The Q/4's FFT-derived frequency response, spatially averaged over a 30° lateral window and measured on the HF axis, is shown in fig.4. The response is quite flat, with less rise in the treble than the other three loudspeakers reviewed in this issue. Although smooth through the midband and treble, there is a peak centered at about 3kHz, which might contribute to the slight nasal coloration noted. This, however, is greatly reduced 15° off-axis. At this angle, the treble also rolls off rapidly above 15kHz. The Q/4's nearfield woofer response, measured separately with the Audio Precision System One, has been appended to the spatially averaged frequency response. Curiously, the line-tunnel output in the nearfield (not shown) is virtually identical to the woofer's output shown. Typically, a port is tuned to augment bass output below the woofer's rolloff. It appears that the line tunnel does indeed reinforce the woofer's output rather than providing LF extension.

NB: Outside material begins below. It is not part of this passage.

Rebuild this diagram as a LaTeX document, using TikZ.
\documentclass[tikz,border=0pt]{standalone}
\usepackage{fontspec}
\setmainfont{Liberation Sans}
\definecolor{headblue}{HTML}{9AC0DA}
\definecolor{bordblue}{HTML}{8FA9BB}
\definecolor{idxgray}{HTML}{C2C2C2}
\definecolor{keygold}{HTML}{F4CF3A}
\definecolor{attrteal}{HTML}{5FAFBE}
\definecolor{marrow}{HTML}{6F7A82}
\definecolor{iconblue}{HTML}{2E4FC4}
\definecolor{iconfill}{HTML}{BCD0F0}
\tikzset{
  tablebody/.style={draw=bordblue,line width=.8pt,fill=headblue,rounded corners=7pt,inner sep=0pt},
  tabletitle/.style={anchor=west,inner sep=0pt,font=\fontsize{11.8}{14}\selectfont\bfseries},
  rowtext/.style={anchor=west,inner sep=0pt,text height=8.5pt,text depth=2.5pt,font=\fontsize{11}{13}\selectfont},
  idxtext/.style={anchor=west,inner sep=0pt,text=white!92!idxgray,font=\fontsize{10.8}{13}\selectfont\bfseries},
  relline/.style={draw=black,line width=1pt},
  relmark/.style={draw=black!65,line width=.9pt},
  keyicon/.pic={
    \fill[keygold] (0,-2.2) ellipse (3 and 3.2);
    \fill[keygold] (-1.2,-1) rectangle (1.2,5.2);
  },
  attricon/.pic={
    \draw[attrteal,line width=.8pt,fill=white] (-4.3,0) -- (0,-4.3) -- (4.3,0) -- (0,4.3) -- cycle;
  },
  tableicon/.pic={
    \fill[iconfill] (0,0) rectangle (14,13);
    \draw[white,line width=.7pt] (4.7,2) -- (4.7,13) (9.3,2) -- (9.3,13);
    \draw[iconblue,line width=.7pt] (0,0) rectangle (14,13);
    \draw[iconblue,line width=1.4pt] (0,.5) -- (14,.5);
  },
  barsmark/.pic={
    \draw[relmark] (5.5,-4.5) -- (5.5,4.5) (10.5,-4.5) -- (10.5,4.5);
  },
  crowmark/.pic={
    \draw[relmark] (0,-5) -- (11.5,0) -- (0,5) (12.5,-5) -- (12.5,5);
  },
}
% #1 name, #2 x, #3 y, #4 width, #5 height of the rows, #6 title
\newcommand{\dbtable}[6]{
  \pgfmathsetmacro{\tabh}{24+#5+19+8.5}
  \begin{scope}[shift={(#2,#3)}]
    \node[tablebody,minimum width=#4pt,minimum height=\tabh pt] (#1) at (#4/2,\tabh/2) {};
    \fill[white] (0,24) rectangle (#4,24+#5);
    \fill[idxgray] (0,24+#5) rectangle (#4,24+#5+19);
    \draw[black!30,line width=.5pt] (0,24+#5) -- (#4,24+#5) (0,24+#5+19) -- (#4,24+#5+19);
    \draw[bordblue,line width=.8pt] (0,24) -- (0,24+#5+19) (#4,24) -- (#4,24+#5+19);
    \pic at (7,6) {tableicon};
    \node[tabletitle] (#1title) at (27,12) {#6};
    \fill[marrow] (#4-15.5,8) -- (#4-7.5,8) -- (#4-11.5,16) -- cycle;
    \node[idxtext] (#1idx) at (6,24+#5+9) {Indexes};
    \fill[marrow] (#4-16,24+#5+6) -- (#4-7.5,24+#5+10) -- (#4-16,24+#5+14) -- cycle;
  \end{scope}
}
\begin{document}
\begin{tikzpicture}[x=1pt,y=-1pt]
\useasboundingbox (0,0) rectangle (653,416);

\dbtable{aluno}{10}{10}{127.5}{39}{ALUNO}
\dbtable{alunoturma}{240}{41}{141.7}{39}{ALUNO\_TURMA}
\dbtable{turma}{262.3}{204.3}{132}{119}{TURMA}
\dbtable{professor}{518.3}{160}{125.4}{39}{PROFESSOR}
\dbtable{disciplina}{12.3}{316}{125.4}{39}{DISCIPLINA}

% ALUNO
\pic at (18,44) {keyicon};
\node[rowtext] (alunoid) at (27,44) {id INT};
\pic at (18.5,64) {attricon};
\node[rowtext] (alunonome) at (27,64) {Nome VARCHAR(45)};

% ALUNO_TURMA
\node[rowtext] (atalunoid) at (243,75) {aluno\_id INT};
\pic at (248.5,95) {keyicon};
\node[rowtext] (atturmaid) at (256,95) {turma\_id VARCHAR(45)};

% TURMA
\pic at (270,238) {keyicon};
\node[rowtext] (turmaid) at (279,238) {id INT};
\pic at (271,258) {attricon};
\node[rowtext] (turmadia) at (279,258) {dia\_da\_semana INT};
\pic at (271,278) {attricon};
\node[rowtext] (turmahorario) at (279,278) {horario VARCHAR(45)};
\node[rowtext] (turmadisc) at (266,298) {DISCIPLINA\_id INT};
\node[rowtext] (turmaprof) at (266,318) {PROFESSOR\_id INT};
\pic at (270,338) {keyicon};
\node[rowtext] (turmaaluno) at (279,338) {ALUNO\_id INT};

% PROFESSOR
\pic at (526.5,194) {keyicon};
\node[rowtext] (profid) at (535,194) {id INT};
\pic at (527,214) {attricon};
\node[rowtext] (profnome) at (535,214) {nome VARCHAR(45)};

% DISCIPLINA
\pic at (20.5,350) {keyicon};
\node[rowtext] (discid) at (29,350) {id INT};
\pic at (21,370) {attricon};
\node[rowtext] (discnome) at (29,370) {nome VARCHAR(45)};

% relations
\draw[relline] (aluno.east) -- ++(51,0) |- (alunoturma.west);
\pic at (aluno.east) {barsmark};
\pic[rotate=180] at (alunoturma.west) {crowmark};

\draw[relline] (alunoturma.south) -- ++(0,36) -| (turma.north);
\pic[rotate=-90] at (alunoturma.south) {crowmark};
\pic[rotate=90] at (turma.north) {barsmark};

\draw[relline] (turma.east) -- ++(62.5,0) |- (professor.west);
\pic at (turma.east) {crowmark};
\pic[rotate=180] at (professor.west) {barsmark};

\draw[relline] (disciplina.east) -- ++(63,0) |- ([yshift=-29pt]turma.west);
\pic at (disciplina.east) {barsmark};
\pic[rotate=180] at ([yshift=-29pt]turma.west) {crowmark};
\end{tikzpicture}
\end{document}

Fig.4 Fried Q/4, anechoic response on tweeter axis at 45", averaged across 30° lateral window and corrected for microphone response, with the nearfield woofer response plotted below 300Hz.
Finally, the Q/4's Cumulative Spectral Decay is shown in fig.5. The 3kHz peak is apparent and is accompanied by a minor ridge of delayed energy. Overall, the Q/4's waterfall plot is very clean through the treble. The dark line at 16kHz is the computer monitor's scanning frequency, not a loudspeaker characteristic. These measurements are, overall, good for an inexpensive loudspeaker.—Robert Harley
Fig.5 Fried Q/4, cumulative spectral-decay plot at 45" (0.15ms risetime).